Singapore’s competition watchdog slaps Grab, Uber with US$9.5 million in fines over merger
Singapore’s antitrust watchdog on Monday said it would fine ride-hailing firms Grab and Uber a combined S$13 million (US$9.5 million) for anti-competitive behaviour as a result of their March merger, in spite of Grab’s insistence that the company did not intentionally breach competition laws.
The Competition and Consumer Commission of Singapore (CCCS) slapped Singapore-based Grab with a fine of around S$6.4 million, while Uber was penalised about S$6.6 million for violations of the competition act, according to a statement released by the watchdog. However, the companies have been spared from having to reverse the transaction.
The CCCS reiterated in a statement that Uber would not have left the Singapore market if the merger had not occurred. Prices for Grab’s services also increased after the merger, it found.
Grab, which was co-founded by chief executive Anthony Tan, acquired Uber’s Southeast Asian operations for an undisclosed sum in March this year, in return for giving Uber a 27.5 per cent stake in the Singapore-based firm. The merger effectively made Grab the dominant ride-hailing player in Singapore, with about 80 per cent market share.
“Mergers that substantially lessen competition are prohibited and CCCS has taken action against the Grab-Uber merger because it removed Grab’s closest rival, to the detriment of Singapore drivers and riders. Companies can continue to innovate in this market, through means other than anti-competitive mergers,” said CCCS chief executive Toh Han Li in a statement.
Grab’s exclusivity obligations on taxi companies, car rental partners and even some drivers also hampered smaller players from expanding in the ride-hailing market, CCCS found. Apart from financial penalties, CCCS also instructed that Grab remove any exclusivity arrangements it has with partners and maintain its pre-merger pricing algorithms and commission rates.

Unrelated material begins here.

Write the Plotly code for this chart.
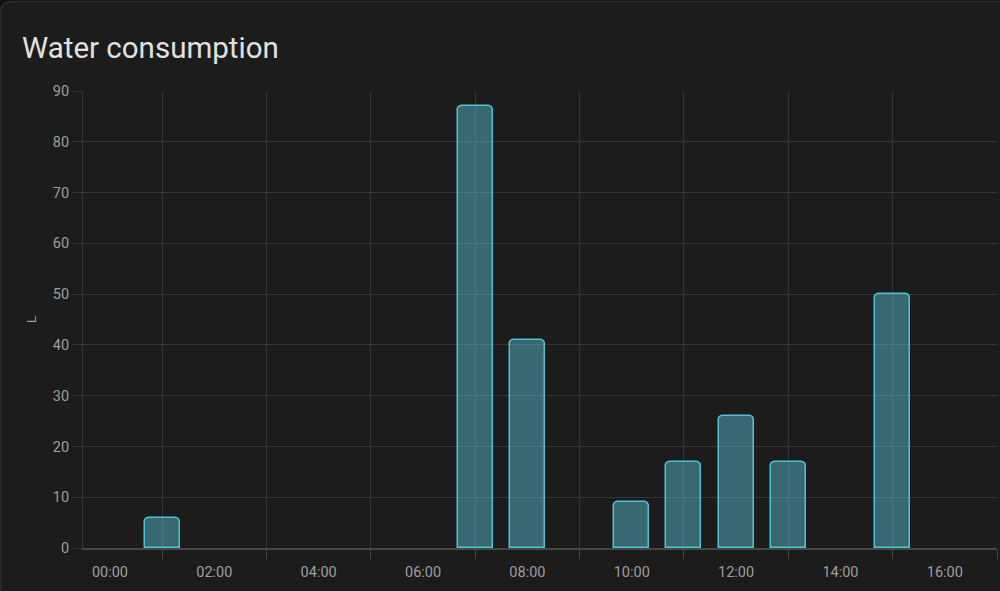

In a statement, head of Grab Singapore Lim Kell Jay insisted that it “did not intentionally or negligently breach competition laws” and that the company has not raised fares since the merger, in contrast with the CCCS’s findings.
However, the company agreed to abide by the penalties and remedies issued by the competition watchdog, including the removal of exclusivity arrangements.
“Grab agrees with, and has long advocated for, industry-wide regulations that allow drivers to freely choose which platform or operator they wish to drive with,” Lim said.
“Grab should not be the only transport player subjected to non-exclusivity conditions. This is inconsistent with taxi industry practices and we will continue our dialogue with the CCCS and the Land Transport Authority (LTA) to create a level playing field for all.”
Meanwhile, Uber expressed disappointment at the decision and said it was reviewing its options.
“We are disappointed by the CCCS decision announced today. We believe it is based on an inappropriately narrow definition of the market, and that it incorrectly describes the dynamic nature of the industry, among other concerns,” said Brooks Entwistle, Uber’s Chief Business Officer International. “We are reviewing the decision carefully and will consider our options, including an appeal.”
Indonesia’s Go-Jek, which said earlier this year that it will expand outside its home market to countries including Thailand, Vietnam, Philippines and Singapore, said that the company was “glad that the Commission has come to the same conclusion that we have – that new entrants into the market are facing a very high barrier to entry.”
“We’re encouraged to see the measures being taken to level the playing field – it will have a significant effect on our strategy and timeline,” Go-Jek said in a statement. “We are now confident that Singapore will have a robust, efficient and competitive market, and that our arrival will have a significantly positive impact on the lives of people in Singapore.”
Go-Jek recently launched its services in Vietnam with local partner Go-Viet, offering ride-hailing services, with food delivery and payment services to come later. It is also working with a local partner in Thailand to launch its ride-hailing services in the country soon, which will be called Get.